• _Available records_:
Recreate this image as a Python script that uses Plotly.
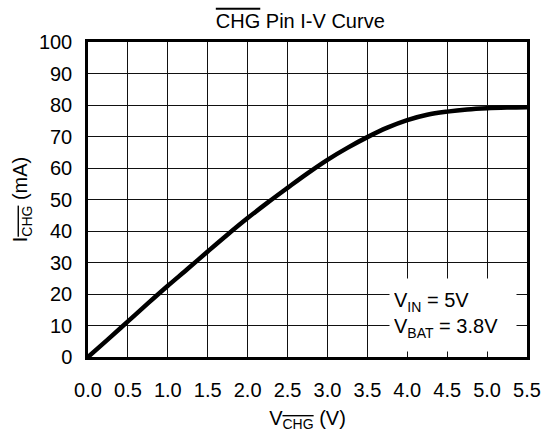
import plotly.graph_objects as go

v_chg = [0.0, 0.25, 0.5, 0.75, 1.0, 1.25, 1.5, 1.75, 2.0, 2.25, 2.5, 2.75,
         3.0, 3.25, 3.5, 3.75, 4.0, 4.25, 4.5, 4.75, 5.0, 5.25, 5.5]
i_chg = [0.0, 5.6, 11.3, 17.0, 22.6, 28.0, 33.5, 38.9, 44.1, 49.0, 53.7, 58.3,
         62.6, 66.4, 69.8, 72.8, 75.2, 76.9, 77.9, 78.6, 79.0, 79.2, 79.3]

x_ticks = [0.0, 0.5, 1.0, 1.5, 2.0, 2.5, 3.0, 3.5, 4.0, 4.5, 5.0, 5.5]
x_ticktext = ["%.1f" % t for t in x_ticks]
y_ticks = list(range(0, 101, 10))

OV = '<span style="text-decoration:overline">CHG</span>'
FONT = "Liberation Sans, Arial, sans-serif"

fig = go.Figure()
fig.add_trace(go.Scatter(x=v_chg, y=i_chg, mode="lines",
                         line=dict(color="black", width=4.5, shape="spline"),
                         showlegend=False, hoverinfo="skip"))

fig.update_layout(
    width=544, height=432,
    margin=dict(l=88, r=17, t=42, b=75, autoexpand=False),
    paper_bgcolor="white", plot_bgcolor="white",
    font=dict(family=FONT, size=20, color="black"),
    title=dict(text=OV + " Pin I-V Curve", x=0.552, xanchor="center",
               y=0.952, yanchor="middle", font=dict(size=20, family=FONT)),
    xaxis=dict(range=[0, 5.5], tickvals=x_ticks, ticktext=x_ticktext,
               showgrid=True, gridcolor="#111", gridwidth=1, automargin=False,
               zeroline=False, showline=True, linecolor="black", linewidth=2.5,
               mirror=True, ticks="", ticklabelstandoff=13,
               tickfont=dict(size=20),
               title=dict(text="V<sub>" + OV + "</sub> (V)", font=dict(size=20), standoff=12)),
    yaxis=dict(range=[0, 100], tickvals=y_ticks,
               showgrid=True, gridcolor="#111", gridwidth=1, automargin=False,
               zeroline=False, showline=True, linecolor="black", linewidth=2.5,
               mirror=True, ticks="", ticklabelstandoff=9,
               tickfont=dict(size=20),
               title=dict(text="I<sub>" + OV + "</sub> (mA)", font=dict(size=20), standoff=6)),
    annotations=[dict(
        x=3.775, y=13.3, xref="x", yref="y", xanchor="left", yanchor="middle",
        text="V<sub>IN</sub> = 5V<br>V<sub>BAT</sub> = 3.8V",
        showarrow=False, align="left", bgcolor="white", borderpad=4,
        width=118, height=64,
        font=dict(size=20, family=FONT))],
)

fig.write_html("out.html", config={"displayModeBar": False},
               post_script="document.body.style.margin='0';")
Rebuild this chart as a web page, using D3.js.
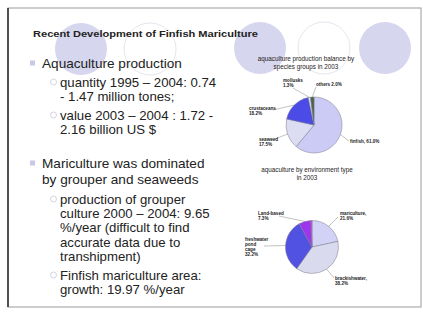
<!DOCTYPE html>
<html>
<head>
<meta charset="utf-8">
<script src="https://cdn.jsdelivr.net/npm/d3@7"></script>
<style>
  html, body { margin: 0; padding: 0; background: #fff; }
  svg { display: block; }
  text { font-family: "Liberation Sans", Arial, sans-serif; fill: #222; }
</style>
</head>
<body>
<svg id="slide" width="423" height="320"></svg>
<script>
// Species-group shares of aquaculture production, 2003 (%)
const speciesGroups = ["finfish", "seaweed", "crustaceans", "mollusks", "others"];
const speciesShare = [61.0, 17.5, 18.2, 1.3, 2.0];
const speciesColors = ["#cbcbf5", "#dcdcf3", "#4b4be8", "#e4e4f4", "#4a6448"];

// Aquaculture by environment type, 2003 (%)
const envTypes = ["mariculture", "brackishwater", "freshwater pond & cage", "land-based", "others"];
const envShare = [21.6, 38.2, 32.2, 7.3, 0.7];
const envColors = ["#d2d2f7", "#dadaee", "#5151e2", "#9b35ee", "#ff33ff"];

// Label lines for each slice (name lines, then value)
const speciesLabelLines = [["finfish, 61.0%"], ["seaweed", "17.5%"], ["crustaceans", "18.2%"], ["mollusks", "1.3%"], ["others 2.0%"]];
const envLabelLines = [["mariculture,", "21.6%"], ["brackishwater,", "38.2%"], ["freshwater", "pond", "cage", "32.2%"], ["Land-based", "7.3%"], null];

// Slide text
const slideTitle = "Recent Development of Finfish Mariculture";
const bulletBlocks = [
  { level: 0, lines: ["Aquaculture production"] },
  { level: 1, lines: ["quantity 1995 \u2013 2004: 0.74", "- 1.47 million tones;"] },
  { level: 1, lines: ["value 2003 \u2013 2004 : 1.72 -", "2.16 billion US $"] },
  { level: 0, lines: ["Mariculture was dominated", "by grouper and seaweeds"] },
  { level: 1, lines: ["production of grouper", "culture  2000 \u2013 2004: 9.65", "%/year (difficult to find", "accurate data due to", "transhipment)"] },
  { level: 1, lines: ["Finfish mariculture area:", "growth: 19.97 %/year"] }
];
const pieTitles = [
  ["aquaculture production balance by", "species groups in 2003"],
  ["aquaculture by environment type", "in 2003"]
];

const svg = d3.select("#slide");

// Slide frame
svg.append("rect").attr("x", 8).attr("y", 8).attr("width", 413).attr("height", 299)
  .attr("fill", "#fff").attr("stroke", "#9a9a9a").attr("stroke-width", 1);
svg.append("line").attr("x1", 8).attr("x2", 8).attr("y1", 8).attr("y2", 307)
  .attr("stroke", "#333").attr("stroke-width", 1.6);

// Decorative circles along the header
const deco = svg.append("g");
[[81, 49, true], [150, 49, false], [260, 48, true], [324, 48, false], [385, 48, true]].forEach(([cx, cy, filled]) => {
  deco.append("circle").attr("cx", cx).attr("cy", cy).attr("r", 26)
    .attr("fill", filled ? "#d6d6ee" : "none")
    .attr("stroke", filled ? "none" : "#e6e6ee").attr("stroke-width", 1);
});

// Title
svg.append("text").attr("x", 33).attr("y", 37).attr("font-size", 9).attr("font-weight", "bold")
  .attr("textLength", 225).attr("lengthAdjust", "spacingAndGlyphs").text(slideTitle);

// Bullet text
const blockTops = [63, 82, 115, 163, 199, 275];
bulletBlocks.forEach((b, i) => {
  const g = svg.append("g");
  const x = b.level === 0 ? 42 : 60;
  const fs = b.level === 0 ? 13.6 : 13.2;
  const gap = b.level === 0 ? 16 : 14.3;
  b.lines.forEach((ln, j) => {
    g.append("text").attr("x", x).attr("y", blockTops[i] + j * gap + fs * 0.36)
      .attr("font-size", fs).text(ln);
  });
  if (b.level === 0) {
    g.append("rect").attr("x", 30).attr("y", blockTops[i] - 2.5).attr("width", 5).attr("height", 5)
      .attr("fill", "#c8c8e8");
  } else {
    g.append("circle").attr("cx", 53.5).attr("cy", blockTops[i]).attr("r", 3)
      .attr("fill", "none").attr("stroke", "#d4d4e4").attr("stroke-width", 1);
  }
});

// Pie chart helper
function drawPie(cfg) {
  const g = svg.append("g").attr("transform", `translate(${cfg.cx},${cfg.cy})`);
  const pie = d3.pie().sort(null).value(d => d.v)(cfg.values.map((v, i) => ({ v, i })));
  const arc = d3.arc().innerRadius(0).outerRadius(cfg.r);
  const edge = d3.arc().innerRadius(cfg.r).outerRadius(cfg.r);
  g.selectAll("path").data(pie).join("path")
    .attr("d", arc).attr("fill", d => cfg.colors[d.data.i])
    .attr("stroke", "#7a7a8a").attr("stroke-width", 0.5);

  pie.forEach(d => {
    const lines = cfg.labels[d.data.i];
    if (!lines) return;
    const pos = cfg.labelPos[d.data.i];
    const [ex, ey] = edge.centroid(d);
    g.append("line")
      .attr("x1", ex).attr("y1", ey)
      .attr("x2", pos.lx - cfg.cx).attr("y2", pos.ly - cfg.cy)
      .attr("stroke", "#666").attr("stroke-width", 0.4);
    const t = svg.append("text").attr("font-size", 4.6).attr("font-weight", "bold").attr("fill", "#333");
    lines.forEach((ln, j) => {
      t.append("tspan").attr("x", pos.x).attr("y", pos.y + j * 5).text(ln);
    });
  });

  cfg.title.forEach((ln, j) => {
    svg.append("text").attr("x", cfg.titleX).attr("y", cfg.titleY + j * 7.5)
      .attr("text-anchor", "middle").attr("font-size", 6.3).attr("fill", "#333").text(ln);
  });
}

drawPie({
  cx: 314, cy: 125, r: 28,
  values: speciesShare, colors: speciesColors, labels: speciesLabelLines,
  labelPos: [
    { x: 350, y: 143, lx: 349, ly: 141 },
    { x: 259, y: 141, lx: 275, ly: 139 },
    { x: 249, y: 110, lx: 273, ly: 110 },
    { x: 283, y: 82, lx: 293, ly: 88 },
    { x: 316, y: 86, lx: 316, ly: 87 }
  ],
  title: pieTitles[0], titleX: 306, titleY: 61
});

drawPie({
  cx: 312, cy: 247, r: 26.5,
  values: envShare, colors: envColors, labels: envLabelLines,
  labelPos: [
    { x: 340, y: 215, lx: 338, ly: 217 },
    { x: 335, y: 280, lx: 334, ly: 278 },
    { x: 245, y: 241, lx: 264, ly: 246 },
    { x: 258, y: 215, lx: 279, ly: 216 },
    null
  ],
  title: pieTitles[1], titleX: 307, titleY: 172
});
</script>
</body>
</html>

• _Exercise brief_:
Omitting all pictures, restate exactly the lines of the material from its start through the line that contains "79.0, 79.2, 79.3]".

• _Written solution_:
Recreate this image as a Python script that uses Plotly.
import plotly.graph_objects as go

v_chg = [0.0, 0.25, 0.5, 0.75, 1.0, 1.25, 1.5, 1.75, 2.0, 2.25, 2.5, 2.75,
         3.0, 3.25, 3.5, 3.75, 4.0, 4.25, 4.5, 4.75, 5.0, 5.25, 5.5]
i_chg = [0.0, 5.6, 11.3, 17.0, 22.6, 28.0, 33.5, 38.9, 44.1, 49.0, 53.7, 58.3,
         62.6, 66.4, 69.8, 72.8, 75.2, 76.9, 77.9, 78.6, 79.0, 79.2, 79.3]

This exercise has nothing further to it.